▶ **GIVEN INFORMATION**
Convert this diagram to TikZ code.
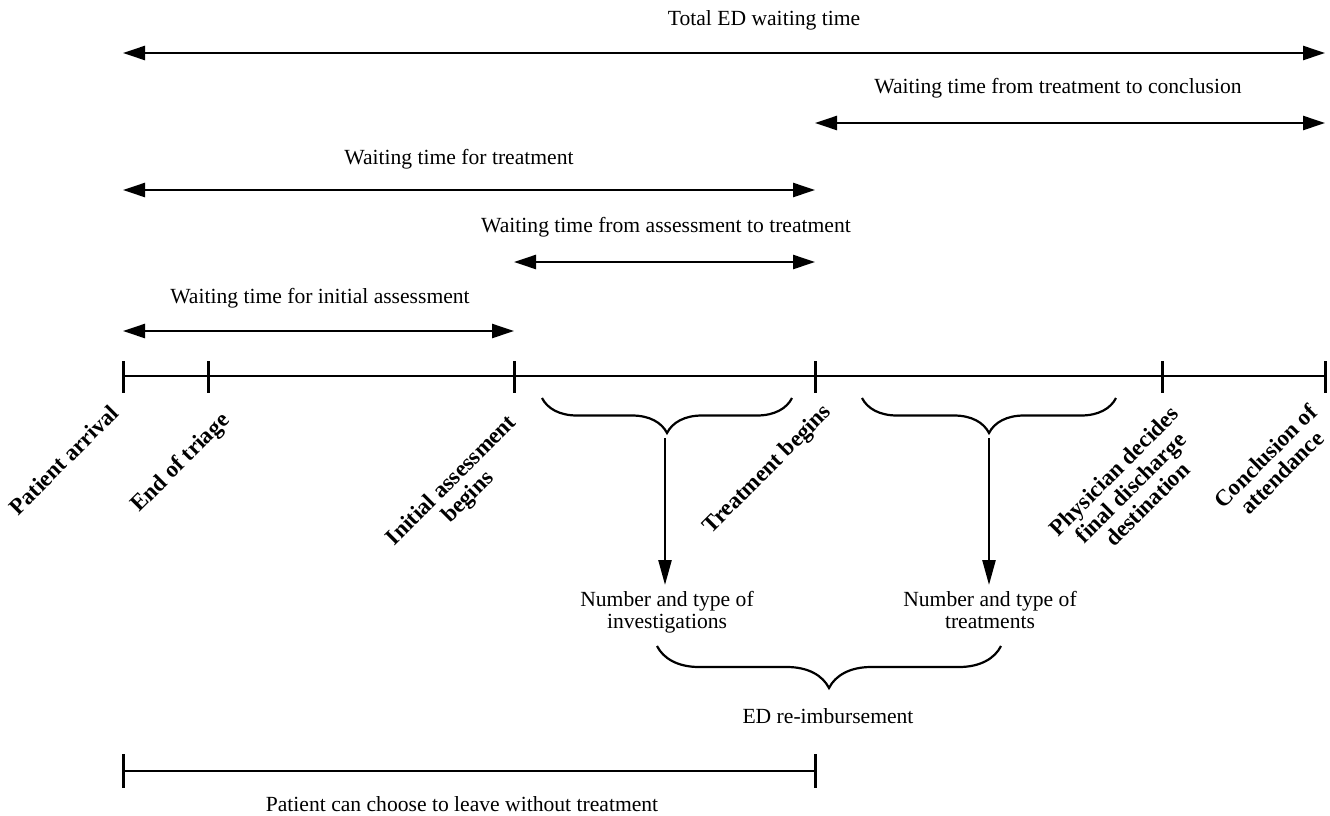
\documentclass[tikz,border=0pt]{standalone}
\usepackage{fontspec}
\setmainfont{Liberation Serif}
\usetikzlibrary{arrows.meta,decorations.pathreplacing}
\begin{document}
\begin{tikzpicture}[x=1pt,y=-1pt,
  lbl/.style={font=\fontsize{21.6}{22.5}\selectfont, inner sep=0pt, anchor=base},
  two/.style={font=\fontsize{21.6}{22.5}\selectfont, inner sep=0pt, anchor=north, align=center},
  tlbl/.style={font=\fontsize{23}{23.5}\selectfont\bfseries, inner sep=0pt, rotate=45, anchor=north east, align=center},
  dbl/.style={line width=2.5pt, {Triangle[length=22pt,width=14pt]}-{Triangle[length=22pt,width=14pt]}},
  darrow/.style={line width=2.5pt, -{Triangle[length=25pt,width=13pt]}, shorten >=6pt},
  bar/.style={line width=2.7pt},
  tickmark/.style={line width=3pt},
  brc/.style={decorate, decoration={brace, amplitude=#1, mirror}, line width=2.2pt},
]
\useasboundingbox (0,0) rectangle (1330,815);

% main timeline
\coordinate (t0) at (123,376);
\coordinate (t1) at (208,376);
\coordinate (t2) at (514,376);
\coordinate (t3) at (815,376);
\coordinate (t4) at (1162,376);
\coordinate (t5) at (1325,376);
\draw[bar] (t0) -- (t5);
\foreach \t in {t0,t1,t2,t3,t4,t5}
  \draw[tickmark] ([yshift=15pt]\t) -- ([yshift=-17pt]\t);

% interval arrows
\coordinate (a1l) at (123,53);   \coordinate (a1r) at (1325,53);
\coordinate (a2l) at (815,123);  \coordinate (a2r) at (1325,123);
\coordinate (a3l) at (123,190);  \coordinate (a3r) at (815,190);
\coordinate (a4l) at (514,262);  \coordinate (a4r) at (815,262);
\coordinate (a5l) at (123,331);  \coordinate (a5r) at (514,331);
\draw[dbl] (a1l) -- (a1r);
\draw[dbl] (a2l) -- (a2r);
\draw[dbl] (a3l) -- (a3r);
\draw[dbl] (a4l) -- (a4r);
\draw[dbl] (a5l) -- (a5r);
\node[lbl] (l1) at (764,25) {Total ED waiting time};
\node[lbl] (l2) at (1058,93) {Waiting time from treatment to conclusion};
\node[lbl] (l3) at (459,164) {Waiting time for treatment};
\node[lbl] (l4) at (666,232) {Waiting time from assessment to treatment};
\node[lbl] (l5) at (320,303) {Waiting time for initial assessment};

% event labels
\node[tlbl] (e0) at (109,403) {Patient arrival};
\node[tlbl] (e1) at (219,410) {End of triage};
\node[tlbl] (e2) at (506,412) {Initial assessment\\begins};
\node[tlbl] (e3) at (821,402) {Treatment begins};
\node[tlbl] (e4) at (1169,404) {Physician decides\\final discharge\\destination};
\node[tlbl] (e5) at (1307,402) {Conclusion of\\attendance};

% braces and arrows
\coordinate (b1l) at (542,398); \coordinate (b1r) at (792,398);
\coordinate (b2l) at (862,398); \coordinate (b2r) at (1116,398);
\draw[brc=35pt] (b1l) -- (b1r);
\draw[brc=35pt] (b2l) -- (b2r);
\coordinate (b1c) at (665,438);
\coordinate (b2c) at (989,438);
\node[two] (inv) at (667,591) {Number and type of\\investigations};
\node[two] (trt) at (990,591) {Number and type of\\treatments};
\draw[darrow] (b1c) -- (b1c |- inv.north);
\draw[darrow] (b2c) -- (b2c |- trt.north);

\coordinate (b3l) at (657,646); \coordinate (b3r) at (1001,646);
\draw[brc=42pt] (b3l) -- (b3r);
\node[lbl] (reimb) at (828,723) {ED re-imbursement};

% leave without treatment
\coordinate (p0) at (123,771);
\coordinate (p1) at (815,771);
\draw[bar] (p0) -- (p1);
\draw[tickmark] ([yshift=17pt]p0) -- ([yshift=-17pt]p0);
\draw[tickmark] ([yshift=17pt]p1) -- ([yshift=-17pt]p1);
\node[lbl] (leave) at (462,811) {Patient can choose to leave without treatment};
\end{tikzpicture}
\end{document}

▶ **TASK TO CARRY OUT**
Take the lines from the start of the material to the line with "(0,0) rectangle (1330,815);", both included, and transcribe them exactly without the pictures.

▶ **OUTPUT OF THE EXERCISE**
Convert this diagram to TikZ code.
\documentclass[tikz,border=0pt]{standalone}
\usepackage{fontspec}
\setmainfont{Liberation Serif}
\usetikzlibrary{arrows.meta,decorations.pathreplacing}
\begin{document}
\begin{tikzpicture}[x=1pt,y=-1pt,
  lbl/.style={font=\fontsize{21.6}{22.5}\selectfont, inner sep=0pt, anchor=base},
  two/.style={font=\fontsize{21.6}{22.5}\selectfont, inner sep=0pt, anchor=north, align=center},
  tlbl/.style={font=\fontsize{23}{23.5}\selectfont\bfseries, inner sep=0pt, rotate=45, anchor=north east, align=center},
  dbl/.style={line width=2.5pt, {Triangle[length=22pt,width=14pt]}-{Triangle[length=22pt,width=14pt]}},
  darrow/.style={line width=2.5pt, -{Triangle[length=25pt,width=13pt]}, shorten >=6pt},
  bar/.style={line width=2.7pt},
  tickmark/.style={line width=3pt},
  brc/.style={decorate, decoration={brace, amplitude=#1, mirror}, line width=2.2pt},
]
\useasboundingbox (0,0) rectangle (1330,815);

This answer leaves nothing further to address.